La grâce l’avait touché dès ses précédents films. Une fois ses 4 Oscars en poche, Iñárritu souffrit du regard avec lequel le traitait ces concitoyens mexicains. Une bête de foire. L’envie de revenir aux sources était donc essentielle
Impossible à résumer. Le héros court dans un espace aride. Comme dans Birdman, il s’envole. Plus tard, attendant sa compagne dans un couloir d’hôpital vide, celle-ci infante: le nouveau-né ne veut pas sortir, le monde est bien trop laid. Iñarritu renoue non seulement avec son cinéma, mais avec lui-même. L’excellent Daniel Giménez, à la voix Jack-Nicholsonienne sous cigarette, joue Silverio, le sosie conforme d’Iñárritu. C’est son histoire qui est racontée. La réalité se mélange aux rêves : attachez vos ceintures, Iñárritu vous propose ici un voyage poétique et sublimement filmé (Darius Khondji) dans les méandres de son imaginaire. On rêverait d’en avoir le quart.

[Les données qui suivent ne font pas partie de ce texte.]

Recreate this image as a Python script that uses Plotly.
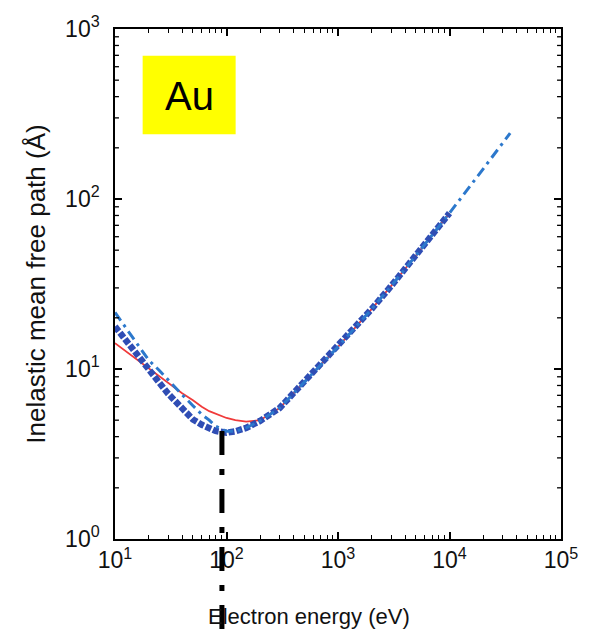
import plotly.graph_objects as go

# Electron energy grid (eV)
energy_low = [10, 12, 15, 20, 25, 30, 40, 50, 60, 70, 80, 100, 120, 150, 200,
              300, 500, 700, 1000, 2000, 3000, 5000, 7000, 10000]
energy_ext = energy_low + [20000, 35000]

# Inelastic mean free path of Au (Å) for three models
imfp_red = [14.2, 13.0, 11.6, 10.1, 9.0, 8.3, 7.2, 6.55, 6.0, 5.65, 5.45, 5.15,
            5.0, 4.9, 5.0, 5.9, 8.4, 10.6, 13.5, 22.5, 30.8, 46.5, 61.2, 82.6]
imfp_dotted = [17.8, 15.2, 12.5, 9.8, 8.3, 7.15, 5.8, 5.05, 4.7, 4.45, 4.32, 4.22,
               4.3, 4.5, 4.95, 5.9, 8.4, 10.6, 13.5, 22.5, 30.8, 46.5, 61.2, 82.6]
imfp_dashdot = [21.5, 18.2, 14.8, 11.3, 9.8, 8.6, 7.06, 6.08, 5.4, 5.0, 4.6, 4.3,
                4.3, 4.5, 4.95, 5.9, 8.4, 10.6, 13.5, 22.5, 30.8, 46.5, 61.2, 82.6,
                150.0, 244.0]

marker_energy = 91  # eV, position of the vertical guide line

x_tickvals = [10, 100, 1000, 10000, 100000]
x_ticktext = ["10<sup>1</sup>", "10<sup>2</sup>", "10<sup>3</sup>", "10<sup>4</sup>", "10<sup>5</sup>"]
y_tickvals = [1, 10, 100, 1000]
y_ticktext = ["10<sup>0</sup>", "10<sup>1</sup>", "10<sup>2</sup>", "10<sup>3</sup>"]
x_minor = [m * 10 ** d for d in range(1, 5) for m in range(2, 10)]
y_minor = [m * 10 ** d for d in range(0, 3) for m in range(2, 10)]

fig = go.Figure()
fig.add_trace(go.Scatter(x=energy_low, y=imfp_red, mode="lines",
                         line=dict(color="#f03a3a", width=1.8), showlegend=False))
fig.add_trace(go.Scatter(x=energy_low, y=imfp_dotted, mode="lines",
                         line=dict(color="#2f4db4", width=6.5, dash="6px,2px"),
                         showlegend=False))
fig.add_trace(go.Scatter(x=energy_ext, y=imfp_dashdot, mode="lines",
                         line=dict(color="#2c78cc", width=3, dash="10px,5px,3px,5px"),
                         showlegend=False))

font_family = "Liberation Sans, Arial, sans-serif"
axis_font = dict(family=font_family, size=23, color="#111")

fig.update_xaxes(type="log", range=[1, 5], tickmode="array",
                 tickvals=x_tickvals, ticktext=x_ticktext,
                 ticks="inside", ticklen=7, tickwidth=1.5, tickcolor="black",
                 showline=True, linecolor="black", linewidth=1.5, mirror="allticks",
                 showgrid=False, zeroline=False, tickfont=axis_font,
                 minor=dict(tickmode="array", tickvals=x_minor, ticks="inside",
                            ticklen=4, tickwidth=1.3, tickcolor="black"))
fig.update_yaxes(type="log", range=[0, 3], tickmode="array",
                 tickvals=y_tickvals, ticktext=y_ticktext,
                 ticks="inside", ticklen=7, tickwidth=1.5, tickcolor="black",
                 showline=True, linecolor="black", linewidth=1.5, mirror="allticks",
                 showgrid=False, zeroline=False, tickfont=axis_font,
                 ticklabelstandoff=9,
                 title=dict(text="Inelastic mean free path (Å)", standoff=12,
                            font=dict(family=font_family, size=26, color="#111")))

# Minor ticks on the left and right frame edges of the y axis
tick_frac = 4 / 451
for v in y_minor:
    for x0, x1 in ((0, tick_frac), (1 - tick_frac, 1)):
        fig.add_shape(type="line", xref="paper", yref="y", x0=x0, x1=x1, y0=v, y1=v,
                      line=dict(color="black", width=1.3))

# x-axis title
fig.add_annotation(x=0.435, y=-0.152, xref="paper", yref="paper",
                   text="Electron energy (eV)", showarrow=False,
                   xanchor="center", yanchor="middle",
                   font=dict(family=font_family, size=22, color="#111"))

# Vertical dash-dot guide at the IMFP minimum, running below the axis
fig.add_shape(type="line", xref="x", yref="paper",
              x0=marker_energy, x1=marker_energy, y0=0.212, y1=-0.19,
              line=dict(color="black", width=5, dash="24px,14px,6px,14px"))

# Element label box
fig.add_shape(type="rect", xref="paper", yref="paper",
              x0=0.062, x1=0.2705, y0=0.7938, y1=0.9475,
              fillcolor="#ffff00", line=dict(width=0), layer="above")
fig.add_annotation(x=0.166, y=0.868, xref="paper", yref="paper", text="Au",
                   showarrow=False, xanchor="center", yanchor="middle",
                   font=dict(family=font_family, size=40, color="black"))

fig.update_layout(width=590, height=635, margin=dict(l=115, r=24, t=25, b=96),
                  plot_bgcolor="white", paper_bgcolor="white")

fig.write_html("out.html")
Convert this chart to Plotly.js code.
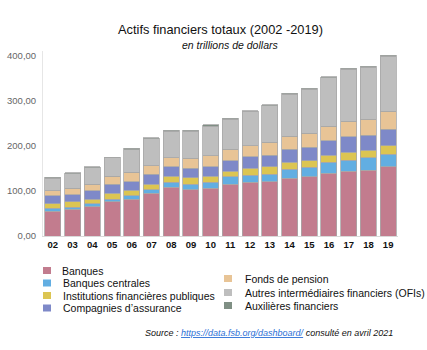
<!DOCTYPE html>
<html><head><meta charset="utf-8">
<script src="https://cdn.plot.ly/plotly-3.0.1.min.js"></script>
<style>html,body{margin:0;padding:0;background:#fff;}#chart{width:427px;height:350px;}</style>
</head><body><div id="chart"></div>
<script>
const years = ['02','03','04','05','06','07','08','09','10','11','12','13','14','15','16','17','18','19'];
const banques       = [55,59,65,76,81,95,108,103,106,115,119,120,128,131,139,143,146,154];
const banquesCentr  = [6,5,6,6,8,7,11,12,13,16,16,17,20,21,24,25,27,27];
const instPubliques = [11,12,10,13,12,13,13,14,13,12,15,16,15,15,16,18,17,19];
const assurance     = [17,15,19,20,19,22,21,21,22,24,26,26,29,30,32,34,33,37];
const pension       = [11,15,15,17,21,19,20,22,24,25,24,29,29,31,32,34,36,39];
const ofis          = [28,32,36,41,50,60,59,60,65,67,76,81,93,97,108,116,115,122];
const auxiliaires   = [2,2,2,2,3,2,2,2,4,2,2,2,2,2,2,2,2,3];

const seriesNames = ['Banques','Banques centrales','Institutions financières publiques',"Compagnies d’assurance",'Fonds de pension','Autres intermédiaires financiers (OFIs)','Auxilières financiers'];
const seriesValues = [banques, banquesCentr, instPubliques, assurance, pension, ofis, auxiliaires];
const colors = ['#c27c8e','#62aee2','#dcc552','#7e89c8','#e8c496','#bebebe','#7f8f84'];

const font = 'Liberation Sans, Arial, sans-serif';
const traces = seriesNames.map((n,i)=>({
  type:'bar', name:n, x:years, y:seriesValues[i],
  marker:{color:colors[i], line:{color:'#a8a8a8', width:0.8}},
  showlegend:false, hoverinfo:'skip'
}));

const legPos = [
  {x:43, y:270.5, tx:60},
  {x:43, y:283, tx:61},
  {x:43, y:295.5, tx:61},
  {x:43, y:308, tx:61},
  {x:224, y:278.5, tx:243},
  {x:224, y:292.5, tx:243},
  {x:224, y:305.5, tx:243}
];
const W=427, H=350;
const shapes=[], annotations=[];
seriesNames.forEach((n,i)=>{
  const p=legPos[i];
  shapes.push({type:'rect', xref:'paper', yref:'paper',
    x0:(p.x-43)/(W-43-29), x1:(p.x+8-43)/(W-43-29),
    y0:(236-(p.y+3.5))/(236-51), y1:(236-(p.y-3.5))/(236-51),
    fillcolor:colors[i], line:{width:0}});
  annotations.push({xref:'paper', yref:'paper', x:(p.tx-43)/(W-43-29), y:(236-p.y)/(236-51),
    xanchor:'left', yanchor:'middle', showarrow:false, text:n,
    font:{family:font, size:10.5, color:'#111'}});
});
annotations.push({xref:'paper', yref:'paper', x:(230-43)/(W-43-29), y:(236-45)/(236-51),
  xanchor:'center', yanchor:'middle', showarrow:false,
  text:'<i>en trillions de dollars</i>', font:{family:font, size:10.5, color:'#111'}});
annotations.push({xref:'paper', yref:'paper', x:(395-43)/(W-43-29), y:(236-333)/(236-51),
  xanchor:'right', yanchor:'middle', showarrow:false,
  text:'<i>Source : <span style="color:#2b6fd6;text-decoration:underline">https://data.fsb.org/dashboard/</span> consulté en avril 2021</i>',
  font:{family:font, size:9, color:'#111'}});

const layout = {
  width:W, height:H,
  margin:{l:43, r:29, t:51, b:114, pad:0},
  paper_bgcolor:'#fff', plot_bgcolor:'#fff',
  barmode:'stack', bargap:0.19,
  separators:',.',
  title:{text:'Actifs financiers totaux (2002 -2019)', x:0.5, xref:'paper', xanchor:'center',
    y:1-30/H, yref:'container', yanchor:'middle',
    font:{family:font, size:12.8, color:'#111'}},
  xaxis:{type:'category', tickfont:{family:font, size:9.5, color:'#111', weight:'bold'},
    showline:true, linecolor:'#d9d9d9', linewidth:1, ticks:'', showgrid:false, zeroline:false},
  yaxis:{range:[0,410], tickvals:[0,100,200,300,400], tickformat:'.2f',
    tickfont:{family:font, size:9.5, color:'#666'},
    showline:true, linecolor:'#e6e6e6', showgrid:false, zeroline:false, ticks:'', ticklabelstandoff:4},
  shapes:shapes, annotations:annotations
};
Plotly.newPlot('chart', traces, layout, {displayModeBar:false, staticPlot:true});
</script></body></html>
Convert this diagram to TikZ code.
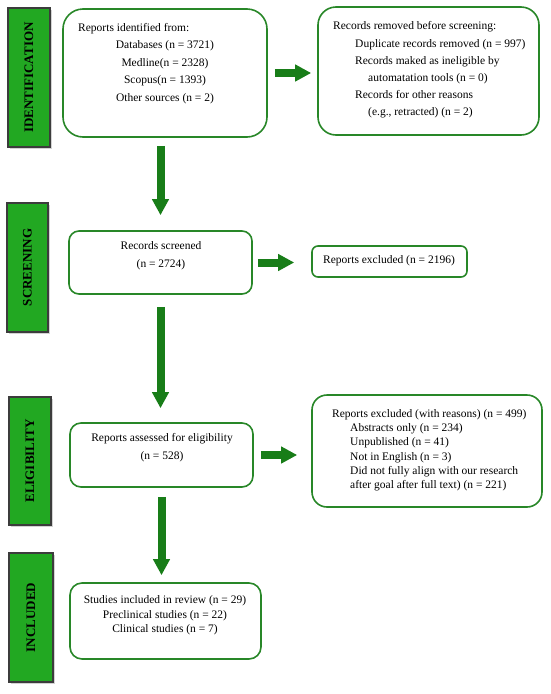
\documentclass[tikz,border=0pt]{standalone}
\usepackage{fontspec}
\setmainfont{Liberation Serif}
\usetikzlibrary{arrows.meta,shadows,calc}
\definecolor{sidegreen}{RGB}{34,168,34}
\definecolor{sideborder}{RGB}{60,60,60}
\definecolor{boxgreen}{RGB}{40,135,40}
\definecolor{arrowgreen}{RGB}{24,125,24}
\tikzset{
  sidelabel/.style={draw=sideborder, line width=2.5pt, fill=sidegreen, inner sep=0pt,
    drop shadow={shadow xshift=1.5pt, shadow yshift=-1.5pt, opacity=0.35}},
  sidetext/.style={rotate=90, inner sep=0pt, font=\fontsize{13}{15}\selectfont\bfseries},
  flowbox/.style={draw=boxgreen, line width=1.6pt, inner sep=0pt, fill=white},
  boxtext/.style={inner sep=0pt, font=\fontsize{11.5}{17.5}\selectfont},
  bigarrow/.style={draw=arrowgreen, line width=8pt, -{Triangle[width=16pt,length=16pt]}}
}
\begin{document}
\begin{tikzpicture}[x=1pt,y=-1pt]
\useasboundingbox (0,0) rectangle (550,694);
% side labels
\node[sidelabel, minimum width=42pt, minimum height=139pt] (sid) at (29,77.5) {};
\node[sidetext] (sidt) at (sid.center) {IDENTIFICATION};
\node[sidelabel, minimum width=41pt, minimum height=129pt] (ssc) at (27.5,267.5) {};
\node[sidetext] (ssct) at (ssc.center) {SCREENING};
\node[sidelabel, minimum width=42pt, minimum height=128pt] (sel) at (30,461) {};
\node[sidetext] (selt) at (sel.center) {ELIGIBILITY};
\node[sidelabel, minimum width=44pt, minimum height=129pt] (sin) at (31,617.5) {};
\node[sidetext] (sint) at (sin.center) {INCLUDED};
% boxes
\node[flowbox, rounded corners=20pt, minimum width=204pt, minimum height=128pt] (b1) at (165,73) {};
\node[flowbox, rounded corners=18pt, minimum width=221pt, minimum height=128pt] (b2) at (428.5,71) {};
\node[flowbox, rounded corners=10pt, minimum width=183pt, minimum height=63pt] (b3) at (160.5,262.5) {};
\node[flowbox, rounded corners=6pt, minimum width=155pt, minimum height=31pt] (b4) at (389.5,261.5) {};
\node[flowbox, rounded corners=11pt, minimum width=183pt, minimum height=64pt] (b5) at (161.5,455) {};
\node[flowbox, rounded corners=15pt, minimum width=230pt, minimum height=112pt] (b6) at (427,451) {};
\node[flowbox, rounded corners=12pt, minimum width=191pt, minimum height=76pt] (b7) at (165.5,621) {};
% texts
\node[boxtext, anchor=west] (t1a) at (78,29) {Reports identified from:};
\node[boxtext, align=center, anchor=north] (t1b) at (165,40.5) {Databases (n = 3721)\\Medline(n = 2328)\\Scopus(n = 1393)\\Other sources (n = 2)};
\node[boxtext, anchor=west] (t2a) at (333,27) {Records removed before screening:};
\node[boxtext, align=left, anchor=north west, font=\fontsize{11.5}{17}\selectfont] (t2b) at (355,39.5) {Duplicate records removed (n = 997)\\Records maked as ineligible by\\\hspace*{13pt}automatation tools (n = 0)\\Records for other reasons\\\hspace*{13pt}(e.g., retracted) (n = 2)};
\node[boxtext, align=center, anchor=north] (t3) at (161,241.5) {Records screened\\(n = 2724)};
\node[boxtext, anchor=west] (t4) at (323,261) {Reports excluded (n = 2196)};
\node[boxtext, align=center, anchor=north] (t5) at (162,433.5) {Reports assessed for eligibility\\(n = 528)};
\node[boxtext, anchor=west] (t6a) at (332,415) {Reports excluded (with reasons) (n = 499)};
\node[boxtext, align=left, anchor=north west, font=\fontsize{11.5}{14.2}\selectfont] (t6b) at (350,423.5) {Abstracts only (n = 234)\\Unpublished (n = 41)\\Not in English (n = 3)\\Did not fully align with our research\\after goal after full text) (n = 221)};
\node[boxtext, align=center, anchor=north, font=\fontsize{11.5}{14.5}\selectfont] (t7) at (165,595.5) {Studies included in review (n = 29)\\Preclinical studies (n = 22)\\Clinical studies (n = 7)};
% arrows
\draw[bigarrow, shorten <=8pt, shorten >=15pt] (b1.south -| b3.north) -- (b3.north);
\draw[bigarrow, shorten <=12pt, shorten >=14pt] (b3.south) -- (b3.south |- b5.north);
\draw[bigarrow, shorten <=9pt, shorten >=7pt] (b5.south) -- (b5.south |- b7.north);
\draw[bigarrow, shorten <=7pt, shorten >=6pt] (b1.east) -- (b1.east -| b2.west);
\draw[bigarrow, shorten <=5pt, shorten >=17pt] (b3.east) -- (b3.east -| b4.west);
\draw[bigarrow, shorten <=7pt, shorten >=14pt] (b5.east) -- (b5.east -| b6.west);
\end{tikzpicture}
\end{document}
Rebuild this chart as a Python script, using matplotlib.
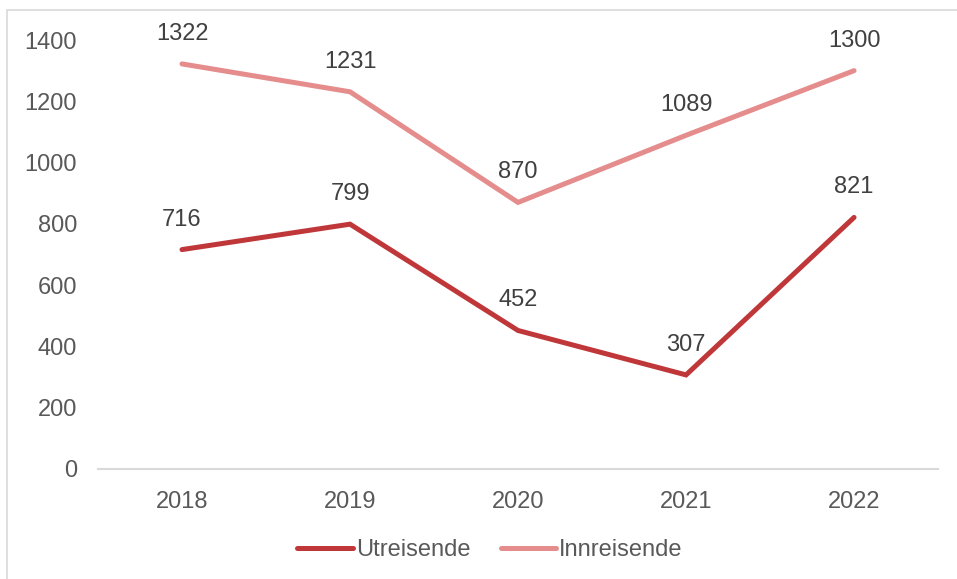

Bardo est un vrai geste de cinéma, emprunté aux maîtres comme Fellini. Le réalisateur de 8 1/2 doit se réjouir d’avoir trouvé son successeur. Silverio se dirige vers son destin, son imaginaire l’emporte : le réel est ennuyant, il ne compte plus. Les séquences de ce film, toutes à couper le souffle, forment un tableau démentant l’idée de Debord selon laquelle l’art est mort. Bardo est du cinéma pur, pour lequel il ne nous reste que le regret de ne pouvoir aller en salles le contempler. Si Netflix en vaut la peine, c’est pour ce genre de films. Chapeau, maestro.